Review: Little Shop of Horrors (New Wimbledon Theatre)
Alan Menken and Howard Ashman's cult classic is currently touring the UK
It's bizarre to think that the writing pair responsible for such iconic scores as Disney's Aladdin and The Little Mermaid, had their breakthrough with this oddball comedy musical about a blood thirsty plant that brings two misfits together before gobbling them up. And 34 years since its Off-Broadway premiere, Alan Menken and Howard Ashman's Little Shop Of Horrors is back in bloom and as popular as ever.
Part of the show's continuing success, despite an incredulous storyline with a highly questionable subplot concerning domestic abuse, is its score. Songs like "Skid Row", "Somewhere That's Green" and "Suddenly Seymour" have rightly earned their place in musical theatre history, and are performed with aplomb by this cast of eleven.
Another reason for the show's popularity is its brilliant romantic leads; Seymour (Sam Lupton) an orphan, lonely and disillusioned with life working in a florist on Skid Row, and Audrey (Stephanie Clift), unknowingly the object of Seymour's affections, she's stuck with a boyfriend who prefers shooting puppies, poisoning guppies and beating her up, to the better life she yearns for but doesn't really believe she's worthy of.

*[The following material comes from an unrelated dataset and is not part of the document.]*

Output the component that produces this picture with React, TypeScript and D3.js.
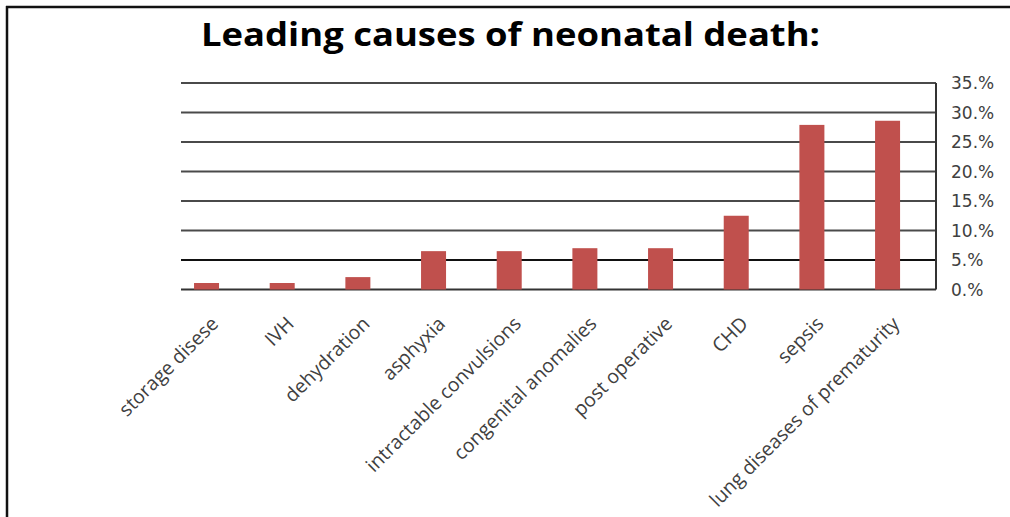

It's a delight to watch Lupton and Clift lead the cast. Both make the roles their own - a tricky task when your predecessors include Rick Moranis and Sheridan Smith. Any preconceptions of the characters are thrown out of the window in Tara Wilkinson's production; Seymour is less nerdy and more psychotic, desperate for fame, fortune and the girl. Audrey is more sentimental than in previous productions - her "Somewhere That's Green" plays for tears more than laughs.
As maniac dentist Orin Scrivello, single-monikered X Factor alumnus Rhydian could do with being more, well maniacal. For someone that is known for his over-the-top persona, it's surprising how often his performance lacks oomph.
Wilkinson's production is snappy and fresh, and the Audrey II puppets work a treat, but her staging along with David Shields' one-size-fits-all set design for the tour means a fair chunk of the blocking is hidden from anyone on the left side of the auditorium, which becomes increasingly frustrating. Several costume choices for Audrey also negate punchlines - we can't laugh at her dress sense if she actually looks well dressed. This is perhaps intentional from Wilkinson, a further attempt to avoid Audrey being the butt of all the jokes, but at times seems misguided.
It's a new take on the cult classic that works in some aspects more than others, you've likely seen better versions but it's unlikely you've seen a better matched romantic couple, and it's worth seeing for Lupton and Clift's performances alone.
Little Shop of Horrors runs at the New Wimbledon Theatre until 27 August before continuing its tour to Belfast, Woking, Aylesbury, Lichfield, Birmingham, Cardiff, Bridlington, Cheltenham, Coventry, Manchester, Glasgow and Blackpool.